Paying players has risks. Richer schools could buy up talent and disrupt competitive balance. Alumni and fans could be turned off by an even more professionalized game. Paying players could make even more of a mockery of education. Right now, for example, many athletes cluster into easy majors in order to stay eligible on the field. If they're making good money while still in school, they may not care one lick about learning. "I just don't think we ever want to go down the path of creating an employee-employer relationship with student-athletes," says Bob Bowlsby, commissioner of the Big 12 conference. "This is higher education, and it always ought to be higher education."

But too often, it's not. The federal graduation rate for football players at Big 12 school Oklahoma, for example: 38%. (Federal rates count athletes who transfer out or leave school for the pros as nongraduates; the NCAA's more generous "graduation success rate" for Oklahoma football is 47%; Oklahoma's federal rate for the entire student body is 65%.) At some schools, it's difficult to know what graduation really means: at the University of North Carolina, for example, grades were changed and bogus classes were offered for athletes and nonathletes alike. College sports are already impure; paying players can't make things much worse. At the highest levels, the games are mass entertainment.

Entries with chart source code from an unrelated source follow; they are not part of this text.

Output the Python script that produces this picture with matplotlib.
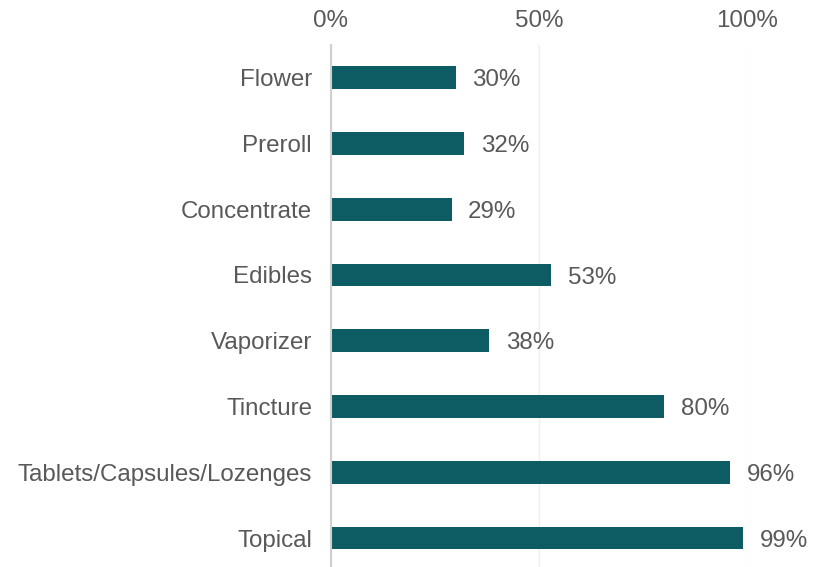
import matplotlib
matplotlib.use("Agg")
import matplotlib.pyplot as plt
from matplotlib.ticker import FuncFormatter

categories = ["Flower", "Preroll", "Concentrate", "Edibles", "Vaporizer",
              "Tincture", "Tablets/Capsules/Lozenges", "Topical"]
values = [30, 32, 29, 53, 38, 80, 96, 99]
xticks = [0, 50, 100]

plt.rcParams['font.family'] = ['Liberation Sans', 'DejaVu Sans']
text_color = '#595959'
bar_color = '#0d5c63'
fs = 17.4

fig = plt.figure(figsize=(8.21, 5.67), dpi=100)
ax = fig.add_axes([0.403, -0.007, 0.507, 0.928])

y = list(range(len(categories)))
ax.barh(y, values, height=0.345, color=bar_color, zorder=3)
ax.set_ylim(len(categories) - 0.5, -0.5)
ax.set_xlim(0, 100)
ax.set_yticks(y)
ax.set_yticklabels(categories, fontsize=fs, color=text_color)
ax.set_xticks(xticks)
ax.xaxis.set_major_formatter(FuncFormatter(lambda v, p: f"{v:.0f}%"))
ax.xaxis.tick_top()
ax.tick_params(axis='x', labelsize=fs, labelcolor=text_color, length=0, pad=9)
ax.tick_params(axis='y', length=0, pad=13.5)
ax.grid(axis='x', color='#efefef', linewidth=1, zorder=0)
for s in ['top', 'right', 'bottom']:
    ax.spines[s].set_visible(False)
ax.spines['left'].set_color('#d0d0d0')
ax.spines['left'].set_linewidth(1.5)
ax.spines['left'].set_zorder(4)

for yi, v in zip(y, values):
    ax.text(v + 4.0, yi + 0.04, f"{v}%", va='center', ha='left',
            fontsize=fs, color=text_color)

fig.savefig("out.png", dpi=100)
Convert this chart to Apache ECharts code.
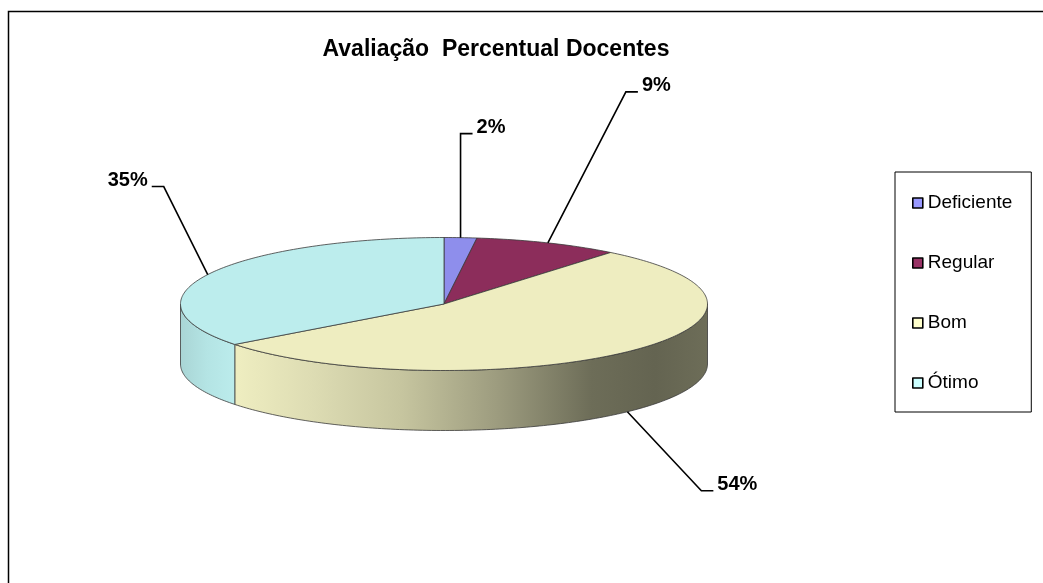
<!DOCTYPE html>
<html>
<head>
<meta charset="utf-8">
<script src="https://cdn.jsdelivr.net/npm/echarts@6/dist/echarts.min.js"></script>
<style>
html,body{margin:0;padding:0;background:#fff;}
#chart{width:1043px;height:583px;}
</style>
</head>
<body>
<div id="chart"></div>
<script>
// ---- data ----
const titleText = 'Avaliação  Percentual Docentes';
const categories = ['Deficiente', 'Regular', 'Bom', 'Ótimo'];
const values = [2.0, 8.9, 53.7, 35.4];

// ---- styles / layout ----
const topColors = ['#8E8EEC', '#8C2D5B', '#EEEDC0', '#BCEDED'];
const legendColors = ['#9999FF', '#993366', '#FFFFCC', '#CCFFFF'];
const PIE = { cx: 444, cy: 304, rx: 263.5, ry: 66.5, depth: 60 };
const labelOffsets = [[0, -104], [78, -151], [74, 79], [-44, -88]];

const total = values.reduce((a, b) => a + b, 0);
const DEG = Math.PI / 180;

function pt(theta, dy) {
  return [PIE.cx + PIE.rx * Math.sin(theta * DEG), PIE.cy - PIE.ry * Math.cos(theta * DEG) + (dy || 0)];
}
function arc(a, b, dy) {
  const pts = [];
  const n = Math.max(2, Math.ceil(Math.abs(b - a) / 1));
  for (let i = 0; i <= n; i++) pts.push(pt(a + (b - a) * i / n, dy));
  return pts;
}
function shade(hex, f) {
  const r = parseInt(hex.slice(1, 3), 16), g = parseInt(hex.slice(3, 5), 16), b = parseInt(hex.slice(5, 7), 16);
  const c = v => Math.max(0, Math.min(255, Math.round(v * f)));
  return 'rgb(' + c(r) + ',' + c(g) + ',' + c(b) + ')';
}
function wallGradient(hex) {
  const stops = [[0, 0.9], [0.05, 0.96], [0.11, 1.0], [0.25, 0.93], [0.42, 0.83], [0.6, 0.66], [0.78, 0.46], [0.9, 0.42], [1, 0.46]];
  return {
    type: 'linear', global: true,
    x: PIE.cx - PIE.rx, y: 0, x2: PIE.cx + PIE.rx, y2: 0,
    colorStops: stops.map(s => ({ offset: s[0], color: shade(hex, s[1]) }))
  };
}

function renderItem(params, api) {
  const i = params.dataIndex;
  const v = api.value(0);
  let before = 0;
  for (let k = 0; k < i; k++) before += values[k];
  const t0 = before / total * 360;
  const t1 = (before + v) / total * 360;
  const children = [];
  // side wall (front half only)
  const a = Math.max(t0, 90), b = Math.min(t1, 270);
  if (a < b) {
    const pts = arc(a, b, 0).concat(arc(b, a, PIE.depth));
    children.push({
      type: 'polygon', shape: { points: pts },
      style: { fill: wallGradient(topColors[i]), stroke: '#3a3a3a', lineWidth: 0.8 }
    });
  }
  // top face
  const topPts = [[PIE.cx, PIE.cy]].concat(arc(t0, t1, 0));
  children.push({
    type: 'polygon', shape: { points: topPts },
    style: { fill: topColors[i], stroke: '#3a3a3a', lineWidth: 0.8 }
  });
  // label with leader line
  const mid = (t0 + t1) / 2;
  const front = mid > 90 && mid < 270;
  const anchor = pt(mid, front ? PIE.depth : 0);
  const off = labelOffsets[i];
  const end = [anchor[0] + off[0], anchor[1] + off[1]];
  const dir = off[0] >= 0 ? 1 : -1;
  const tail = [end[0] + 12 * dir, end[1]];
  children.push({
    type: 'polyline', shape: { points: [anchor, end, tail] },
    style: { stroke: '#000', lineWidth: 1.6, fill: null }
  });
  children.push({
    type: 'text',
    style: {
      x: tail[0] + 4 * dir, y: end[1] - 6,
      text: Math.round(v / total * 100) + '%',
      fill: '#000', font: 'bold 20px Arial, "Liberation Sans", sans-serif',
      align: dir > 0 ? 'left' : 'right', verticalAlign: 'middle'
    }
  });
  return { type: 'group', children: children };
}

const chart = echarts.init(document.getElementById('chart'));
chart.setOption({
  backgroundColor: '#fff',
  animation: false,
  title: {
    text: titleText, left: 491, top: 33, textAlign: 'center',
    textStyle: { fontFamily: 'Arial, "Liberation Sans", sans-serif', fontWeight: 'bold', fontSize: 23, color: '#000' }
  },
  legend: {
    orient: 'vertical', left: 895, top: 172,
    data: categories,
    selectedMode: false,
    icon: 'rect', itemWidth: 10, itemHeight: 10, itemGap: 40,
    padding: [21, 19, 19, 17],
    borderColor: '#000', borderWidth: 1,
    itemStyle: { borderColor: '#000', borderWidth: 1.6 },
    textStyle: { fontFamily: 'Arial, "Liberation Sans", sans-serif', fontSize: 19, color: '#000', lineHeight: 20 }
  },
  graphic: [{
    type: 'rect', z: -10, silent: true,
    shape: { x: 8.5, y: 11.5, width: 1200, height: 800 },
    style: { fill: 'none', stroke: '#000', lineWidth: 1.5 }
  }],
  series: [
    {
      type: 'custom', coordinateSystem: 'none', silent: true,
      data: values.map((v, i) => ({ name: categories[i], value: v })),
      renderItem: renderItem
    },
    {
      type: 'pie', radius: [0, 0], center: [-100, -100], silent: true,
      label: { show: false }, labelLine: { show: false },
      color: legendColors,
      data: values.map((v, i) => ({ name: categories[i], value: v }))
    }
  ]
});
</script>
</body>
</html>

As for the less crucial worry about competitive balance, it doesn't really exist in college sports right now since the best players are already going to the top schools. SEC schools have won the past seven national football championships. Nearly every top-ranked high school football recruit goes to schools in the SEC, Atlantic Coast Conference, Big 12, Big 10, Pac-12 or Notre Dame. Payments for basketball players wouldn't harm the NCAA's crown jewel, the March Madness men's basketball tournament. We could still see Cinderella. The kids who wind up at, say, Lehigh University go to Lehigh because Duke doesn't deem them good enough for a scholarship--and certainly wouldn't deem them good enough for a scholarship plus more. So if Lehigh could upset the big stars from Duke back in 2011, they could still upset the big stars from Duke tomorrow, even if the Duke guys got some extra cash.